WASHINGTON – The House Committee on Veterans’ Affairs advanced the bipartisan Korean American Vietnam Allies Long Overdue for Relief (VALOR) Act (H.R. 366), sponsored by Ranking Member Mark Takano, on March 29.
This legislation would create a pathway for Korean American veterans of the Vietnam War to access healthcare through the U.S. Department of Veterans Affairs (VA). Since 1958, through its Allied Beneficiary Program, VA has been furnishing healthcare services to veterans of any era who served in the armed forces of European nations that were allies of the U.S. during World War I and World War II.
The legislative hearing is the first step in advancing this critical legislation, providing the due attention and scrutiny needed before advancing to a committee markup.
“As ranking member of the House Committee on Veterans’ Affairs, I introduced the Korean American VALOR Act to provide some measure of long overdue parity for these Vietnam War veterans,” said Rep. Takano (D-Riverside). “They served side-by-side with U.S. troops and have since become U.S. citizens, but they have never been eligible for VA healthcare services.
“Today is National Vietnam War Veterans Day, and it is the 50th anniversary of the date the last combat troops left Vietnam. Let this serve as a call to action for us all. It is far past time for our nation to properly honor the service of Korean American veterans.
“It is the U.S.’s obligation — as a longtime ally of the Republic of Korea and as a beneficiary of these veterans’ sacrifices during the Vietnam War — to ensure they finally receive the same respect and consideration their European counterparts have received for generations. More than 2,800 Korean American veterans do not have access to the VA healthcare system, and my bill would allow these heroes to receive the healthcare benefits that they deserve.
“I am happy to have continued bipartisan support for my legislation, and I look forward to its advancement in the House.”
Approximately 2,800 Korean American Vietnam veterans are naturalized citizens, and the number of surviving veterans continues to dwindle. Despite serving as allies during the Vietnam War, these veterans do not have access to VA healthcare, unlike veterans of any combat era who are from European countries that were allies during World War I and World War II.

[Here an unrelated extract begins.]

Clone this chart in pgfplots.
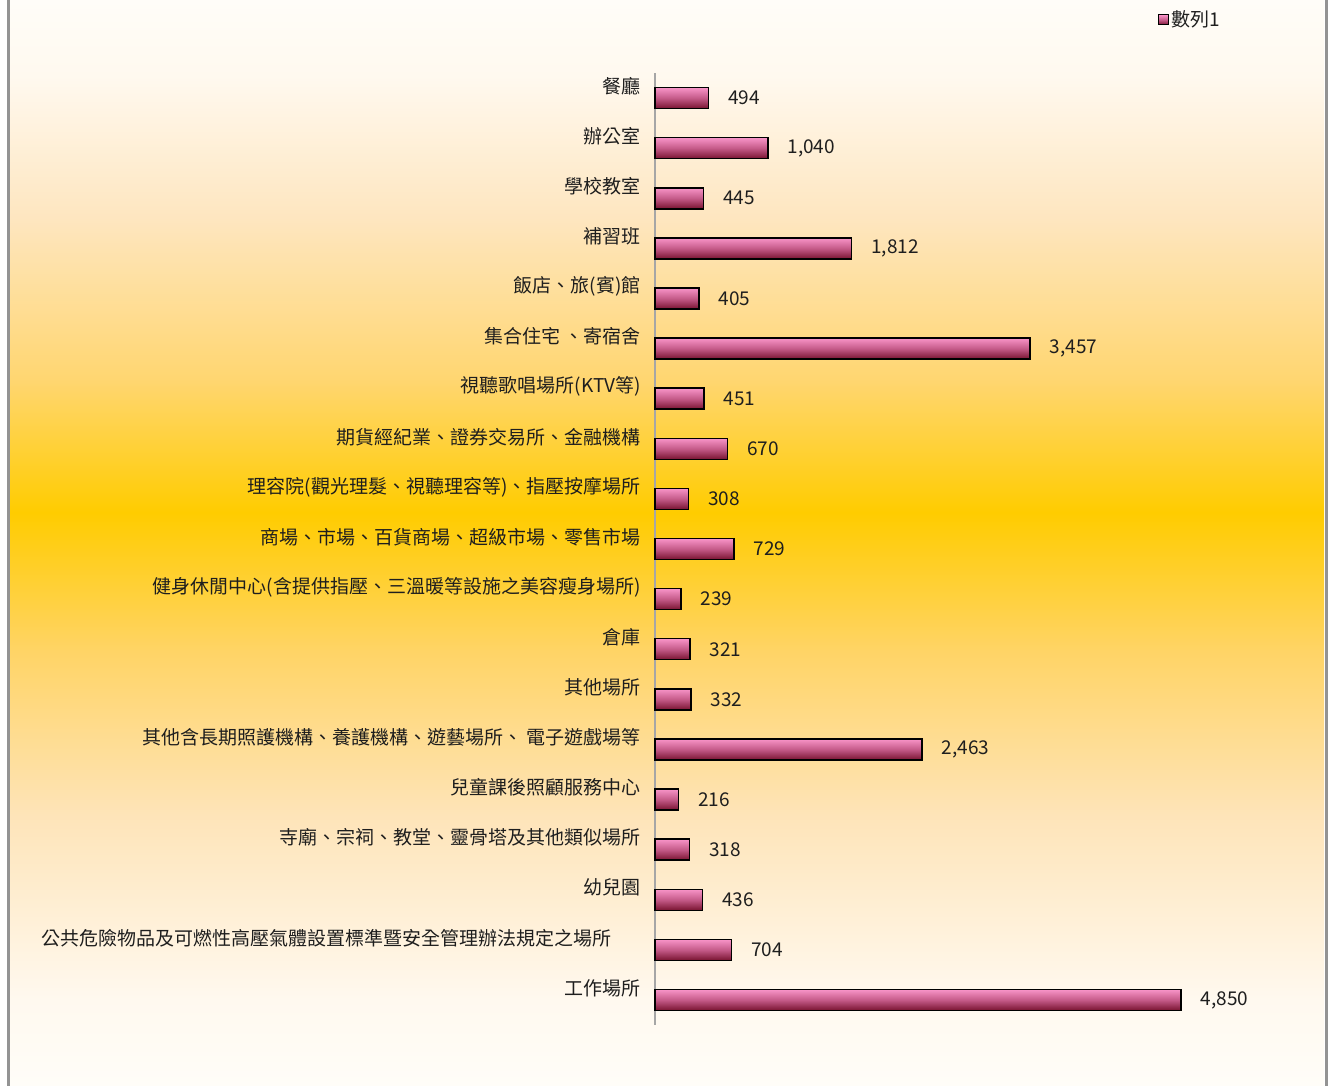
\documentclass[border=0pt]{standalone}
\usepackage{pgfplots}
\pgfplotsset{compat=1.18}
\usepackage{fontspec}
\setmainfont{Noto Sans CJK TC}

\definecolor{pinkT}{HTML}{F894C8}
\definecolor{pinkM}{HTML}{C45A88}
\definecolor{pinkB}{HTML}{781330}
\definecolor{txt}{HTML}{1E1E1E}

% the path is fitted to the 25bp..75bp band of a shading
\pgfdeclareverticalshading{bgshade}{100bp}{
  rgb(0bp)=(1,0.992,0.973);
  rgb(25bp)=(1,0.992,0.973);
  rgb(29bp)=(1,0.976,0.937);
  rgb(37.5bp)=(0.996,0.894,0.722);
  rgb(45bp)=(1,0.831,0.4);
  rgb(51.4bp)=(1,0.8,0);
  rgb(57.5bp)=(1,0.839,0.44);
  rgb(65bp)=(0.996,0.902,0.753);
  rgb(71.5bp)=(1,0.976,0.937);
  rgb(75bp)=(1,0.992,0.973);
  rgb(100bp)=(1,0.992,0.973)}
\pgfdeclareverticalshading{barshade}{100bp}{
  color(0bp)=(pinkB); color(25bp)=(pinkB); color(50bp)=(pinkM);
  color(75bp)=(pinkT); color(100bp)=(pinkT)}

\pgfplotsset{
  onebar/.style={draw=black, line width=1.5bp, shade, shading=barshade, forget plot},
}

\begin{document}
\fontsize{19bp}{22bp}\selectfont
\begin{tikzpicture}
\path[use as bounding box] (0,0) rectangle (1335bp,-1086bp);
\shade[shading=bgshade] (9bp,0) rectangle (1324bp,-1086bp);
\draw[gray!85, line width=3bp] (8bp,0) -- (8bp,-1086bp);
\draw[gray!85, line width=3bp] (1326bp,0) -- (1326bp,-1086bp);

\begin{axis}[
    at={(655bp,-1025bp)}, anchor=south west,
    scale only axis,
    width=650.7bp, height=952bp,
    xbar, bar width=21bp, bar shift=0pt,
    xmin=0, xmax=6000,
    ymin=-0.5, ymax=18.5,
    y dir=reverse,
    hide x axis,
    axis y line*=left,
    y axis line style={draw=gray!70, line width=1.5bp, -},
    major tick length=0pt,
    ytick={0,...,18},
    yticklabels={
      {餐廳},{辦公室},{學校教室},{補習班},{飯店、旅(賓)館},{集合住宅 、寄宿舍},
      {視聽歌唱場所(KTV等)},{期貨經紀業、證券交易所、金融機構},
      {理容院(觀光理髮、視聽理容等)、指壓按摩場所},
      {商場、市場、百貨商場、超級市場、零售市場},
      {健身休閒中心(含提供指壓、三溫暖等設施之美容瘦身場所)},
      {倉庫},{其他場所},{其他含長期照護機構、養護機構、遊藝場所、 電子遊戲場等},
      {兒童課後照顧服務中心},{寺廟、宗祠、教堂、靈骨塔及其他類似場所},{幼兒園},
      {公共危險物品及可燃性高壓氣體設置標準暨安全管理辦法規定之場所\kern29bp},
      {工作場所}},
    yticklabel style={anchor=east, inner sep=0pt, xshift=-14bp, yshift=12bp, text=txt},
    nodes near coords={\pgfmathprintnumber[fixed, precision=0, 1000 sep={,}, assume math mode=true]{\pgfplotspointmeta}},
    point meta=x,
    every node near coord/.append style={anchor=west, inner sep=0pt, xshift=19bp, text=txt},
    legend style={at={(0.773,1.0557)}, anchor=west, draw=none, fill=none,
      text=txt, inner sep=0pt, legend cell align=left},
    legend image code/.code={
      \draw[black, line width=1bp, shade, shading=barshade] (0bp,-5bp) rectangle (10bp,5bp);},
    clip=false,
]
\addplot[onebar] coordinates {(494,0)};
\addplot[onebar] coordinates {(1040,1)};
\addplot[onebar] coordinates {(445,2)};
\addplot[onebar] coordinates {(1812,3)};
\addplot[onebar] coordinates {(405,4)};
\addplot[onebar] coordinates {(3457,5)};
\addplot[onebar] coordinates {(451,6)};
\addplot[onebar] coordinates {(670,7)};
\addplot[onebar] coordinates {(308,8)};
\addplot[onebar] coordinates {(729,9)};
\addplot[onebar] coordinates {(239,10)};
\addplot[onebar] coordinates {(321,11)};
\addplot[onebar] coordinates {(332,12)};
\addplot[onebar] coordinates {(2463,13)};
\addplot[onebar] coordinates {(216,14)};
\addplot[onebar] coordinates {(318,15)};
\addplot[onebar] coordinates {(436,16)};
\addplot[onebar] coordinates {(704,17)};
\addplot[onebar] coordinates {(4850,18)};
\addlegendimage{black}
\addlegendentry{數列1}
\end{axis}
\end{tikzpicture}
\end{document}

Many Korean American veterans suffer from the same complex injuries and illnesses as their U.S.-born counterparts, including post-traumatic stress disorder, physical disability, and the effects of exposure to the toxic defoliant Agent Orange.
Takano’s Korean American VALOR Act would provide a viable pathway to grant these veterans access to VA medical, surgical, and dental treatment, prosthetic appliances, and (in some circumstances) hospital care. It would allow the VA secretary to furnish such care by entering into a reciprocal agreement with the Republic of Korea.
Through this agreement, the Republic of Korea would reimburse the U.S. for care it provides to these veterans. In exchange, the U.S. would reimburse the Republic of Korea for healthcare it provides to veterans of the U.S. armed forces who now reside in Korea.
Takano has championed the Korean American VALOR Act during both the 117th and 118th Congresses.